## RECORD EXCERPTS
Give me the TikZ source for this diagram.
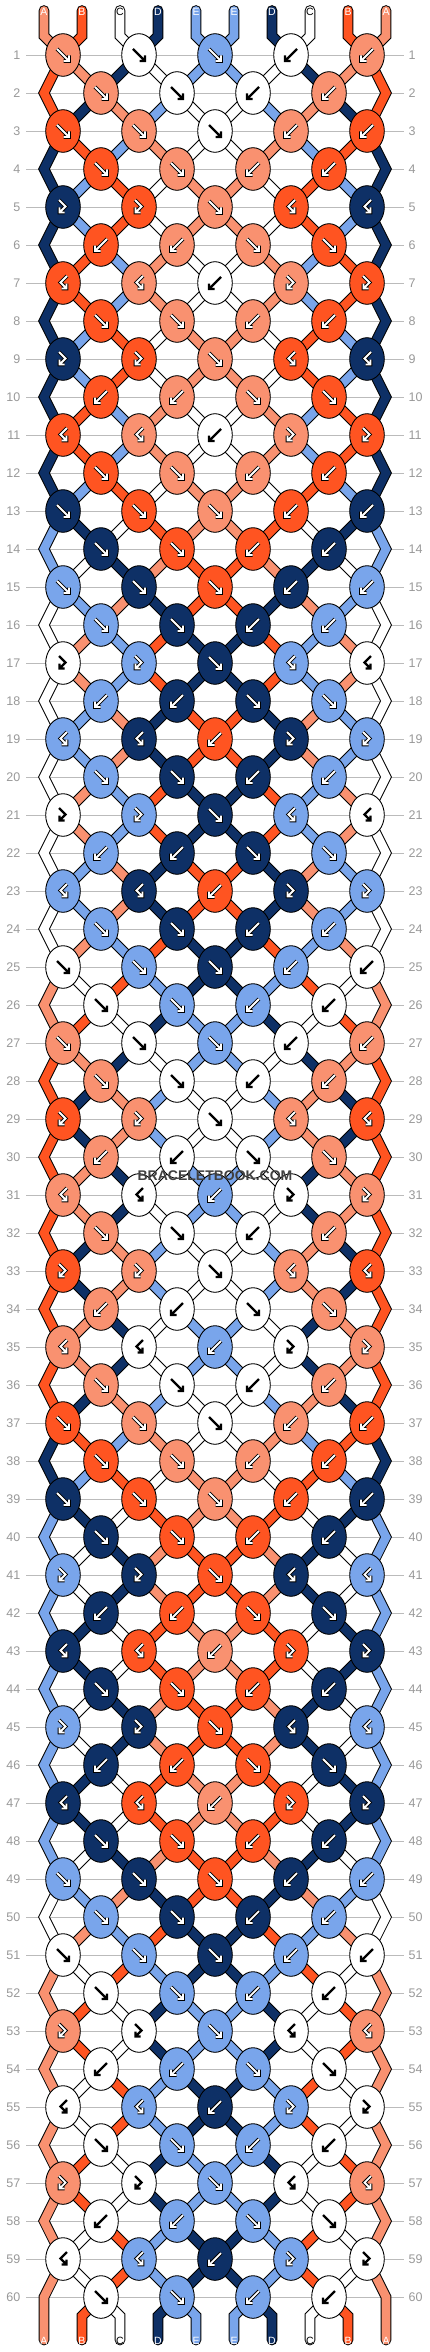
\documentclass[tikz,border=0pt]{standalone}
\usepackage{fontspec}
\setmainfont{Liberation Sans}
\definecolor{cS}{HTML}{F99170}
\definecolor{cO}{HTML}{FF5421}
\definecolor{cW}{HTML}{FFFFFF}
\definecolor{cN}{HTML}{0E3066}
\definecolor{cL}{HTML}{79A5EB}
\definecolor{rowgray}{HTML}{999999}
\definecolor{linegray}{HTML}{BBBBBB}
\definecolor{wmgray}{HTML}{404040}

% string positions (left half) after each row 1..60
\def\seqS{1,2,3,4,4,3,3,4,4,3,3,4,4,3,2,1,1,2,2,1,1,2,2,1,0,0,1,2,2,1,1,2,2,1,1,2,3,4,4,3,3,4,4,3,3,4,4,3,2,1,0,0,0,0,0,0,0,0,0,0}
\def\seqO{0,0,1,2,2,1,1,2,2,1,1,2,3,4,4,3,3,4,4,3,3,4,4,3,2,1,0,0,0,0,0,0,0,0,0,0,1,2,3,4,4,3,3,4,4,3,3,4,4,3,2,1,1,2,2,1,1,2,2,1}
\def\seqW{3,4,4,3,3,4,4,3,3,4,4,3,2,1,0,0,0,0,0,0,0,0,0,0,1,2,3,4,4,3,3,4,4,3,3,4,4,3,2,1,1,2,2,1,1,2,2,1,0,0,1,2,2,1,1,2,2,1,1,2}
\def\seqN{2,1,0,0,0,0,0,0,0,0,0,0,1,2,3,4,4,3,3,4,4,3,3,4,4,3,2,1,1,2,2,1,1,2,2,1,0,0,1,2,2,1,1,2,2,1,1,2,3,4,4,3,3,4,4,3,3,4,4,3}
\def\seqL{4,3,2,1,1,2,2,1,1,2,2,1,0,0,1,2,2,1,1,2,2,1,1,2,3,4,4,3,3,4,4,3,3,4,4,3,2,1,0,0,0,0,0,0,0,0,0,0,1,2,3,4,4,3,3,4,4,3,3,4}

\newcommand{\strpath}[2]{(44+38*#1,10.5) -- (44+38*#1,36)
  \foreach \pp [count=\rr] in #2 { -- ({ifthenelse(mod(\rr,2)==1,63+76*floor(\pp/2),ifthenelse(\pp==0,44,101+76*floor((\pp-1)/2)))},{55+38*(\rr-1)}) }
  -- (44+38*#1,2316) -- (44+38*#1,2340)}

\newcommand{\drawstrings}{%
  \draw[strout] \strpath{0}{\seqS};
  \draw[strout] \strpath{1}{\seqO};
  \draw[strout] \strpath{2}{\seqW};
  \draw[strout] \strpath{3}{\seqN};
  \draw[strout] \strpath{4}{\seqL};
  \draw[strin=cS] \strpath{0}{\seqS};
  \draw[strin=cO] \strpath{1}{\seqO};
  \draw[strin=cW] \strpath{2}{\seqW};
  \draw[strin=cN] \strpath{3}{\seqN};
  \draw[strin=cL] \strpath{4}{\seqL};
}

% arrow shapes: F forward, B backward, G forward-backward, H backward-forward
\def\arrF{(-6,-6) -- (6,6) (0.5,6) -- (6,6) -- (6,0.5)}
\def\arrB{(6,-6) -- (-6,6) (-0.5,6) -- (-6,6) -- (-6,0.5)}
\def\arrG{(-4,-7) -- (2.5,-0.5) -- (-3.5,5.5) (-3.5,0.5) -- (-3.5,5.5) -- (1.5,5.5)}
\def\arrH{(4,-7) -- (-2.5,-0.5) -- (3.5,5.5) (3.5,0.5) -- (3.5,5.5) -- (-1.5,5.5)}
\def\Wltr{W}

\newcommand{\knot}[4]{%
  \edef\kc{c#3}\edef\kt{#3}%
  \expandafter\let\expandafter\karrow\csname arr#4\endcsname
  \begin{scope}[shift={(#1,#2)}]
    \draw[fill=\kc, line width=0.9pt] (0,0) ellipse [x radius=17.3pt, y radius=21.3pt];
    \ifx\kt\Wltr
      \draw[black, line width=2.4pt] \karrow;
    \else
      \draw[black, line width=3.6pt] \karrow;
      \draw[white, line width=1.8pt] \karrow;
    \fi
  \end{scope}}

\newcommand{\halfknots}{%
  \foreach \rr/\ca/\ta/\cb/\tb in {
    1/S/F/W/F, 2/S/F/W/F, 3/O/F/S/F, 4/O/F/S/F, 5/N/G/O/G,
    6/O/B/S/B, 7/O/H/S/H, 8/O/F/S/F, 9/N/G/O/G, 10/O/B/S/B,
    11/O/H/S/H, 12/O/F/S/F, 13/N/F/O/F, 14/N/F/O/F, 15/L/F/N/F,
    16/L/F/N/F, 17/W/G/L/G, 18/L/B/N/B, 19/L/H/N/H, 20/L/F/N/F,
    21/W/G/L/G, 22/L/B/N/B, 23/L/H/N/H, 24/L/F/N/F, 25/W/F/L/F,
    26/W/F/L/F, 27/S/F/W/F, 28/S/F/W/F, 29/O/G/S/G, 30/S/B/W/B,
    31/S/H/W/H, 32/S/F/W/F, 33/O/G/S/G, 34/S/B/W/B, 35/S/H/W/H,
    36/S/F/W/F, 37/O/F/S/F, 38/O/F/S/F, 39/N/F/O/F, 40/N/F/O/F,
    41/L/G/N/G, 42/N/B/O/B, 43/N/H/O/H, 44/N/F/O/F, 45/L/G/N/G,
    46/N/B/O/B, 47/N/H/O/H, 48/N/F/O/F, 49/L/F/N/F, 50/L/F/N/F,
    51/W/F/L/F, 52/W/F/L/F, 53/S/G/W/G, 54/W/B/L/B, 55/W/H/L/H,
    56/W/F/L/F, 57/S/G/W/G, 58/W/B/L/B, 59/W/H/L/H, 60/W/F/L/F}{%
    \pgfmathtruncatemacro\yy{55+38*(\rr-1)}%
    \ifodd\rr\relax
      \knot{63}{\yy}{\ca}{\ta}\knot{139}{\yy}{\cb}{\tb}%
    \else
      \knot{101}{\yy}{\ca}{\ta}\knot{177}{\yy}{\cb}{\tb}%
    \fi}}

\begin{document}
\begin{tikzpicture}[x=1pt,y=-1pt,
  strout/.style={black, line width=10.7pt, line cap=round, line join=miter},
  strin/.style={#1, line width=8.7pt, line cap=round, line join=miter},
  rownum/.style={text=rowgray, inner sep=0pt, font=\fontsize{12.5}{14}\selectfont},
  strlabel/.style={inner sep=0pt, font=\fontsize{10.5}{12}\selectfont},
  gridline/.style={linegray, line width=0.8pt}]
\fill[white] (0,0) rectangle (430,2352);
\useasboundingbox (0,0) rectangle (430,2352);

% grid lines and row numbers
\foreach \rr in {1,...,60}{
  \pgfmathtruncatemacro\yy{55+38*(\rr-1)}
  \draw[gridline] (26,\yy) -- (404,\yy);
  \node[rownum, anchor=east] (numl\rr) at (20.5,\yy) {\rr};
  \node[rownum, anchor=west] (numr\rr) at (408.5,\yy) {\rr};
}

% strings
\drawstrings
\begin{scope}[xshift=430pt, xscale=-1]
  \drawstrings
\end{scope}

% knots
\halfknots
\begin{scope}[xshift=430pt, xscale=-1]
  \halfknots
\end{scope}
\foreach \rr/\ca/\ta in {1/L/F, 3/W/F, 5/S/F, 7/W/B, 9/S/F, 11/W/B, 13/S/F, 15/O/F,
  17/N/F, 19/O/B, 21/N/F, 23/O/B, 25/N/F, 27/L/F, 29/W/F, 31/L/B, 33/W/F, 35/L/B,
  37/W/F, 39/S/F, 41/O/F, 43/S/B, 45/O/F, 47/S/B, 49/O/F, 51/N/F, 53/L/F, 55/N/B,
  57/L/F, 59/N/B}{%
  \pgfmathtruncatemacro\yy{55+38*(\rr-1)}%
  \knot{215}{\yy}{\ca}{\ta}}

% string labels
\foreach \i/\t/\col in {0/A/white,1/B/white,2/C/black,3/D/white,4/E/white,
  5/E/white,6/D/white,7/C/black,8/B/white,9/A/white}{
  \node[strlabel, text=\col] (top\i) at (44+38*\i,12.3) {\t};
  \node[strlabel, text=\col] (bot\i) at (44+38*\i,2340.5) {\t};
}

% watermark
\node[text=wmgray, inner sep=0pt, font=\bfseries\fontsize{14}{16}\selectfont] (wm) at (215,1176) {BRACELETBOOK.COM};
\end{tikzpicture}
\end{document}
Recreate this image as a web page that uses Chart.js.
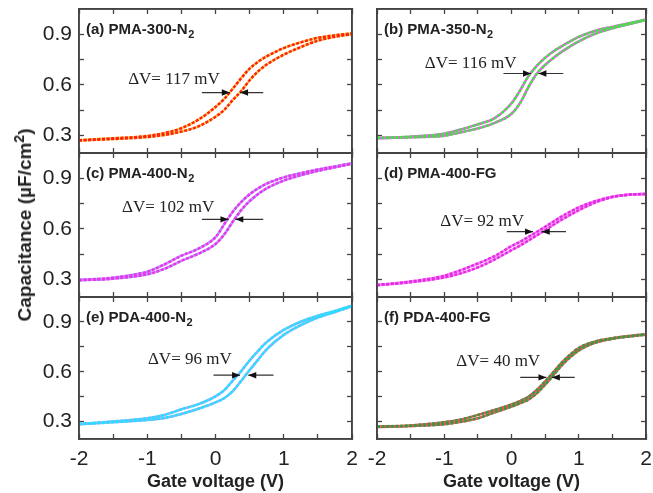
<!DOCTYPE html>
<html>
<head>
<meta charset="utf-8">
<script src="https://cdn.jsdelivr.net/npm/chart.js@4.4.1/dist/chart.umd.min.js"></script>
<style>
    body { margin: 0; background: #fff; }
    #wrap { position: relative; width: 653px; height: 493px; overflow: hidden; }
    #wrap canvas { position: absolute; }
    #ytitle {
        position: absolute; left: 25px; top: 225px;
        transform: translate(-50%, -50%) rotate(-90deg);
        white-space: nowrap; color: #222;
        font: bold 19px "Liberation Sans", Arial, sans-serif;
    }
    #ytitle sup { font-size: 14px; vertical-align: 7px; line-height: 0; }
</style>
</head>
<body>
<div id="wrap">
    <canvas id="pa"></canvas>
    <canvas id="pb"></canvas>
    <canvas id="pc"></canvas>
    <canvas id="pd"></canvas>
    <canvas id="pe"></canvas>
    <canvas id="pf"></canvas>
    <div id="ytitle">Capacitance (&micro;F/cm<sup>2</sup>)</div>
</div>
<script>
// Gate voltage (V), shared by all panels
var gateVoltage = [-2, -1.5, -1, -0.75, -0.5, -0.25, 0, 0.125, 0.25, 0.375, 0.5, 0.625, 0.75, 1, 1.25, 1.5, 1.75, 2];

// Capacitance (uF/cm2), two sweeps per sample
var pma300N2Up   = [0.271, 0.282, 0.296, 0.313, 0.342, 0.393, 0.468, 0.515, 0.575, 0.638, 0.696, 0.737, 0.769, 0.818, 0.852, 0.879, 0.894, 0.905];
var pma300N2Down = [0.269, 0.278, 0.290, 0.302, 0.322, 0.353, 0.410, 0.450, 0.508, 0.562, 0.627, 0.680, 0.720, 0.779, 0.824, 0.862, 0.885, 0.900];

var pma350N2Up   = [0.285, 0.292, 0.310, 0.335, 0.365, 0.402, 0.490, 0.565, 0.650, 0.712, 0.760, 0.799, 0.830, 0.884, 0.921, 0.944, 0.965, 0.988];
var pma350N2Down = [0.283, 0.288, 0.297, 0.318, 0.341, 0.374, 0.428, 0.490, 0.585, 0.665, 0.718, 0.760, 0.797, 0.858, 0.904, 0.935, 0.960, 0.985];

var pma400N2Up   = [0.296, 0.310, 0.345, 0.388, 0.440, 0.482, 0.550, 0.625, 0.700, 0.758, 0.805, 0.840, 0.868, 0.905, 0.930, 0.952, 0.970, 0.989];
var pma400N2Down = [0.294, 0.304, 0.330, 0.362, 0.410, 0.452, 0.510, 0.565, 0.640, 0.710, 0.764, 0.806, 0.840, 0.886, 0.918, 0.944, 0.965, 0.986];

var pma400FGUp   = [0.266, 0.287, 0.321, 0.355, 0.394, 0.438, 0.497, 0.522, 0.551, 0.581, 0.612, 0.643, 0.674, 0.727, 0.765, 0.790, 0.803, 0.807];
var pma400FGDown = [0.265, 0.283, 0.311, 0.336, 0.371, 0.418, 0.473, 0.500, 0.530, 0.561, 0.592, 0.624, 0.655, 0.710, 0.757, 0.788, 0.802, 0.806];

var pda400N2Up   = [0.286, 0.300, 0.320, 0.340, 0.374, 0.405, 0.452, 0.488, 0.545, 0.603, 0.668, 0.726, 0.778, 0.852, 0.901, 0.937, 0.966, 0.998];
var pda400N2Down = [0.284, 0.296, 0.310, 0.322, 0.346, 0.377, 0.415, 0.440, 0.482, 0.544, 0.610, 0.673, 0.735, 0.822, 0.881, 0.926, 0.960, 0.994];

var pda400FGUp   = [0.270, 0.277, 0.296, 0.313, 0.340, 0.370, 0.403, 0.423, 0.449, 0.490, 0.542, 0.598, 0.656, 0.743, 0.783, 0.802, 0.815, 0.826];
var pda400FGDown = [0.268, 0.273, 0.284, 0.299, 0.320, 0.355, 0.390, 0.410, 0.432, 0.470, 0.522, 0.580, 0.640, 0.728, 0.775, 0.798, 0.812, 0.823];

// ticks
var xTickValues = [-2, -1.5, -1, -0.5, 0, 0.5, 1, 1.5, 2];
var yTickValues = [0.3, 0.45, 0.6, 0.75, 0.9];

// texts
var panelNames = ['(a) PMA-300-N', '(b) PMA-350-N', '(c) PMA-400-N', '(d) PMA-400-FG', '(e) PDA-400-N', '(f) PDA-400-FG'];
var panelSubs = ['2', '2', '2', '', '2', ''];
var deltaTexts = ['\u0394V= 117 mV', '\u0394V= 116 mV', '\u0394V= 102 mV', '\u0394V= 92 mV', '\u0394V= 96 mV', '\u0394V= 40 mV'];

Chart.defaults.font.family = '"Liberation Sans", Arial, sans-serif';
Chart.defaults.color = '#222';

var FRAME = '#444';

// canvas box + axis sizes, colours and arrow placement (data units)
var panels = [
    { id: 'pa', box: [0, 0, 362, 160], sides: [79, 10, 9, 7], up: pma300N2Up, down: pma300N2Down,
      main: '#ff1f1f', second: '#ffd23a', text: [-1.28, 0.603], arrow: [0.554, -0.2, 0.7, 0.21, 0.36] },
    { id: 'pb', box: [362, 0, 291, 160], sides: [15, 7, 9, 7], up: pma350N2Up, down: pma350N2Down,
      main: '#3ee63e', second: '#ff4cff', text: [-1.29, 0.701], arrow: [0.667, -0.12, 0.77, 0.29, 0.40] },
    { id: 'pc', box: [0, 146, 362, 158], sides: [79, 10, 7, 7], up: pma400N2Up, down: pma400N2Down,
      main: '#ee33ee', second: '#b49cff', text: [-1.37, 0.702], arrow: [0.656, -0.2, 0.7, 0.19, 0.29] },
    { id: 'pd', box: [362, 146, 291, 158], sides: [15, 7, 7, 7], up: pma400FGUp, down: pma400FGDown,
      main: '#e22ee2', second: '#ff8cff', text: [-1.06, 0.617], arrow: [0.583, -0.07, 0.81, 0.32, 0.45] },
    { id: 'pe', box: [0, 290, 362, 203], sides: [79, 10, 7, 54], up: pda400N2Up, down: pda400N2Down,
      main: '#1ee4ff', second: '#9aa8ff', text: [-0.99, 0.644], arrow: [0.579, -0.03, 0.85, 0.36, 0.48] },
    { id: 'pf', box: [362, 290, 291, 203], sides: [15, 7, 7, 54], up: pda400FGUp, down: pda400FGDown,
      main: '#3a9a3a', second: '#ff4a6a', text: [-0.82, 0.634], arrow: [0.566, 0.13, 0.94, 0.52, 0.60] }
];

function curve(values, color, dashed) {
    return {
        data: values.map(function (v, i) { return { x: gateVoltage[i], y: v }; }),
        borderColor: color,
        borderWidth: 2.5,
        borderDash: dashed ? [3, 1.6] : [],
        pointRadius: 0,
        cubicInterpolationMode: 'monotone',
        order: dashed ? 0 : 1
    };
}

function decor(idx, p) {
    return {
        id: 'decor' + idx,
        afterDraw: function (chart) {
            var ctx = chart.ctx, area = chart.chartArea;
            var xs = chart.scales.x, ys = chart.scales.y;
            ctx.save();
            // frame
            ctx.strokeStyle = FRAME;
            ctx.lineWidth = 1.6;
            ctx.strokeRect(area.left, area.top, area.right - area.left, area.bottom - area.top);

            ctx.fillStyle = '#222';
            ctx.textBaseline = 'alphabetic';
            ctx.textAlign = 'left';
            // panel label
            var lx = area.left + 7, ly = area.top + 25;
            ctx.font = 'bold 15px "Liberation Sans", Arial, sans-serif';
            ctx.fillText(panelNames[idx], lx, ly);
            if (panelSubs[idx]) {
                var w = ctx.measureText(panelNames[idx]).width;
                ctx.font = 'bold 11px "Liberation Sans", Arial, sans-serif';
                ctx.fillText(panelSubs[idx], lx + w + 0.5, ly + 4);
            }
            // delta V text
            ctx.font = '17px "Liberation Serif", "Times New Roman", serif';
            ctx.fillText(deltaTexts[idx], xs.getPixelForValue(p.text[0]), ys.getPixelForValue(p.text[1]));
            // arrows
            var ay = ys.getPixelForValue(p.arrow[0]);
            var x1 = xs.getPixelForValue(p.arrow[1]), x2 = xs.getPixelForValue(p.arrow[2]);
            var tl = xs.getPixelForValue(p.arrow[3]), tr = xs.getPixelForValue(p.arrow[4]);
            ctx.strokeStyle = '#333';
            ctx.lineWidth = 1.2;
            ctx.beginPath();
            ctx.moveTo(x1, ay); ctx.lineTo(tl, ay);
            ctx.moveTo(tr, ay); ctx.lineTo(x2, ay);
            ctx.stroke();
            ctx.fillStyle = '#111';
            ctx.beginPath();
            ctx.moveTo(tl, ay); ctx.lineTo(tl - 8, ay - 3.2); ctx.lineTo(tl - 8, ay + 3.2); ctx.closePath();
            ctx.moveTo(tr, ay); ctx.lineTo(tr + 8, ay - 3.2); ctx.lineTo(tr + 8, ay + 3.2); ctx.closePath();
            ctx.fill();
            ctx.restore();
        }
    };
}

function axisBase(isX, size) {
    return {
        type: 'linear',
        min: isX ? -2 : 0.195,
        max: isX ? 2 : 1.05,
        afterBuildTicks: function (s) {
            s.ticks = (isX ? xTickValues : yTickValues).map(function (v) { return { value: v }; });
        },
        grid: { drawOnChartArea: false, drawTicks: true, tickLength: -5, tickColor: FRAME, tickWidth: 1.3 },
        border: { color: FRAME, width: 1.6 },
        afterFit: function (s) {
            if (isX) { s.height = size; } else { s.width = size; }
            // keep tick labels from shrinking the plot area
            s.paddingTop = 0; s.paddingBottom = 0; s.paddingLeft = 0; s.paddingRight = 0;
        }
    };
}

panels.forEach(function (p, idx) {
    var cv = document.getElementById(p.id);
    cv.width = p.box[2];
    cv.height = p.box[3];
    cv.style.left = p.box[0] + 'px';
    cv.style.top = p.box[1] + 'px';

    var leftCol = (idx % 2 === 0);
    var bottomRow = (idx >= 4);

    var x = axisBase(true, p.sides[3]);
    x.position = 'bottom';
    x.ticks = {
        display: bottomRow, autoSkip: false, maxRotation: 0, padding: 13,
        font: { size: 21 }, color: '#222',
        callback: function (v) { return Number.isInteger(v) ? String(v) : ''; }
    };
    x.title = { display: bottomRow, text: 'Gate voltage (V)', font: { size: 18, weight: 'bold' }, color: '#222', padding: { top: 0, bottom: 0 } };

    var x2 = axisBase(true, p.sides[2]);
    x2.position = 'top';
    x2.ticks = { display: false };

    var y = axisBase(false, p.sides[0]);
    y.position = 'left';
    y.ticks = {
        display: leftCol, autoSkip: false, padding: 12,
        font: { size: 21 }, color: '#222',
        callback: function (v) { return Math.abs(v * 10 - Math.round(v * 10)) < 1e-6 ? v.toFixed(1) : ''; }
    };

    var y2 = axisBase(false, p.sides[1]);
    y2.position = 'right';
    y2.ticks = { display: false };

    new Chart(cv, {
        type: 'line',
        data: {
            datasets: [
                curve(p.up, p.main, true),
                curve(p.down, p.main, true),
                curve(p.up, p.second, false),
                curve(p.down, p.second, false)
            ]
        },
        options: {
            responsive: false,
            animation: false,
            devicePixelRatio: 1,
            layout: { padding: 0 },
            plugins: { legend: { display: false }, tooltip: { enabled: false } },
            scales: { x: x, x2: x2, y: y, y2: y2 }
        },
        plugins: [decor(idx, p)]
    });
});
</script>
</body>
</html>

## SHORT PROBLEM
Keep the pictures out, and extract only the lines that begin at the one containing "Recreate this image" and end at the one containing "0.944, 0.965, 0.986];", inclusive.

## FULL RESPONSE
Recreate this image as a web page that uses Chart.js.
<!DOCTYPE html>
<html>
<head>
<meta charset="utf-8">
<script src="https://cdn.jsdelivr.net/npm/chart.js@4.4.1/dist/chart.umd.min.js"></script>
<style>
    body { margin: 0; background: #fff; }
    #wrap { position: relative; width: 653px; height: 493px; overflow: hidden; }
    #wrap canvas { position: absolute; }
    #ytitle {
        position: absolute; left: 25px; top: 225px;
        transform: translate(-50%, -50%) rotate(-90deg);
        white-space: nowrap; color: #222;
        font: bold 19px "Liberation Sans", Arial, sans-serif;
    }
    #ytitle sup { font-size: 14px; vertical-align: 7px; line-height: 0; }
</style>
</head>
<body>
<div id="wrap">
    <canvas id="pa"></canvas>
    <canvas id="pb"></canvas>
    <canvas id="pc"></canvas>
    <canvas id="pd"></canvas>
    <canvas id="pe"></canvas>
    <canvas id="pf"></canvas>
    <div id="ytitle">Capacitance (&micro;F/cm<sup>2</sup>)</div>
</div>
<script>
// Gate voltage (V), shared by all panels
var gateVoltage = [-2, -1.5, -1, -0.75, -0.5, -0.25, 0, 0.125, 0.25, 0.375, 0.5, 0.625, 0.75, 1, 1.25, 1.5, 1.75, 2];

// Capacitance (uF/cm2), two sweeps per sample
var pma300N2Up   = [0.271, 0.282, 0.296, 0.313, 0.342, 0.393, 0.468, 0.515, 0.575, 0.638, 0.696, 0.737, 0.769, 0.818, 0.852, 0.879, 0.894, 0.905];
var pma300N2Down = [0.269, 0.278, 0.290, 0.302, 0.322, 0.353, 0.410, 0.450, 0.508, 0.562, 0.627, 0.680, 0.720, 0.779, 0.824, 0.862, 0.885, 0.900];

var pma350N2Up   = [0.285, 0.292, 0.310, 0.335, 0.365, 0.402, 0.490, 0.565, 0.650, 0.712, 0.760, 0.799, 0.830, 0.884, 0.921, 0.944, 0.965, 0.988];
var pma350N2Down = [0.283, 0.288, 0.297, 0.318, 0.341, 0.374, 0.428, 0.490, 0.585, 0.665, 0.718, 0.760, 0.797, 0.858, 0.904, 0.935, 0.960, 0.985];

var pma400N2Up   = [0.296, 0.310, 0.345, 0.388, 0.440, 0.482, 0.550, 0.625, 0.700, 0.758, 0.805, 0.840, 0.868, 0.905, 0.930, 0.952, 0.970, 0.989];
var pma400N2Down = [0.294, 0.304, 0.330, 0.362, 0.410, 0.452, 0.510, 0.565, 0.640, 0.710, 0.764, 0.806, 0.840, 0.886, 0.918, 0.944, 0.965, 0.986];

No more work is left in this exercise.